_Task prompt_. Leaving out every picture, retype the lines below from the top through the one that contains "from matplotlib.ticker import".

## Begin Data shown

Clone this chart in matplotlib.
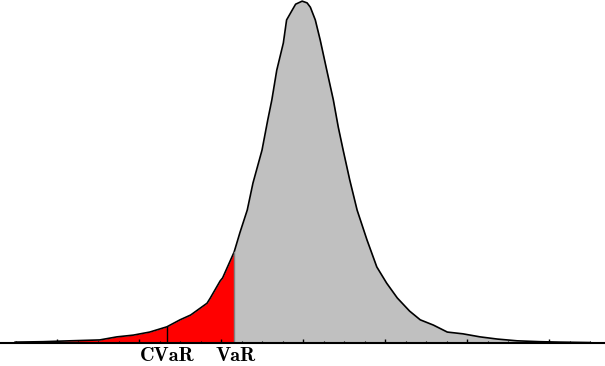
import numpy as np
import matplotlib
matplotlib.use("Agg")
import matplotlib.pyplot as plt
from matplotlib.ticker import MultipleLocator, NullFormatter

# density curve (x in axis units, y = density)
x_vals = [-3.51, -3.17, -2.84, -2.48, -2.27, -2.07, -1.87, -1.66, -1.50, -1.37,
          -1.17, -1.13, -1.01, -0.98, -0.84, -0.77, -0.68, -0.61, -0.50, -0.43,
          -0.38, -0.32, -0.24, -0.20, -0.13, -0.09, -0.01, 0.05, 0.09, 0.15,
          0.21, 0.29, 0.37, 0.43, 0.49, 0.57, 0.66, 0.78, 0.90, 1.02,
          1.15, 1.30, 1.43, 1.59, 1.76, 1.95, 2.16, 2.37, 2.61, 2.89,
          3.13, 3.50]
y_vals = [0.002, 0.003, 0.005, 0.007, 0.014, 0.018, 0.025, 0.037, 0.053, 0.064,
          0.091, 0.103, 0.142, 0.149, 0.208, 0.252, 0.304, 0.366, 0.441, 0.510,
          0.556, 0.624, 0.686, 0.739, 0.762, 0.775, 0.782, 0.778, 0.768, 0.739,
          0.693, 0.624, 0.556, 0.494, 0.441, 0.373, 0.304, 0.236, 0.174, 0.137,
          0.103, 0.073, 0.053, 0.041, 0.025, 0.021, 0.014, 0.009, 0.005, 0.003,
          0.002, 0.001]

var_x = -0.84
cvar_x = -1.66
labels = ["CVaR", "VaR"]

x = np.array(x_vals)
y = np.array(y_vals)

fig = plt.figure(figsize=(6.05, 3.66), dpi=100)
ax = fig.add_axes([0, 23 / 366, 1, 343 / 366])

# gray body and red tail
right = x >= var_x
ax.fill_between(x[right], 0, y[right], color="#c0c0c0", lw=0)
left = (x <= var_x) & (x >= -3.2)
ax.fill_between(x[left], 0, y[left], color="#ff0000", lw=0)
ax.plot(x, y, color="black", lw=1.2)

# VaR edge and CVaR marker
ax.plot([var_x, var_x], [0, np.interp(var_x, x, y)], color="#808080", lw=1)
ax.plot([cvar_x, cvar_x], [0, np.interp(cvar_x, x, y)], color="black", lw=1)

ax.set_xlim(-303 / 82, 302 / 82)
ax.set_ylim(0, 0.7846)

for s in ["top", "left", "right"]:
    ax.spines[s].set_visible(False)
ax.spines["bottom"].set_linewidth(1.5)
ax.set_yticks([])
ax.xaxis.set_major_locator(MultipleLocator(1))
ax.xaxis.set_minor_locator(MultipleLocator(0.25))
ax.xaxis.set_major_formatter(NullFormatter())
ax.tick_params(axis="x", which="major", direction="in", length=3, width=1)
ax.tick_params(axis="x", which="minor", direction="in", length=1.6, width=0.8)

for lab, pos in zip(labels, [cvar_x, var_x + 0.02]):
    ax.annotate(lab, xy=(pos, 0), xycoords="data", xytext=(0, -3),
                textcoords="offset points", ha="center", va="top",
                fontfamily="cmb10", fontsize=14.5, annotation_clip=False)

fig.savefig("out.png", dpi=100)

## End Data shown

_Exercise output_.
Clone this chart in matplotlib.
import numpy as np
import matplotlib
matplotlib.use("Agg")
import matplotlib.pyplot as plt
from matplotlib.ticker import MultipleLocator, NullFormatter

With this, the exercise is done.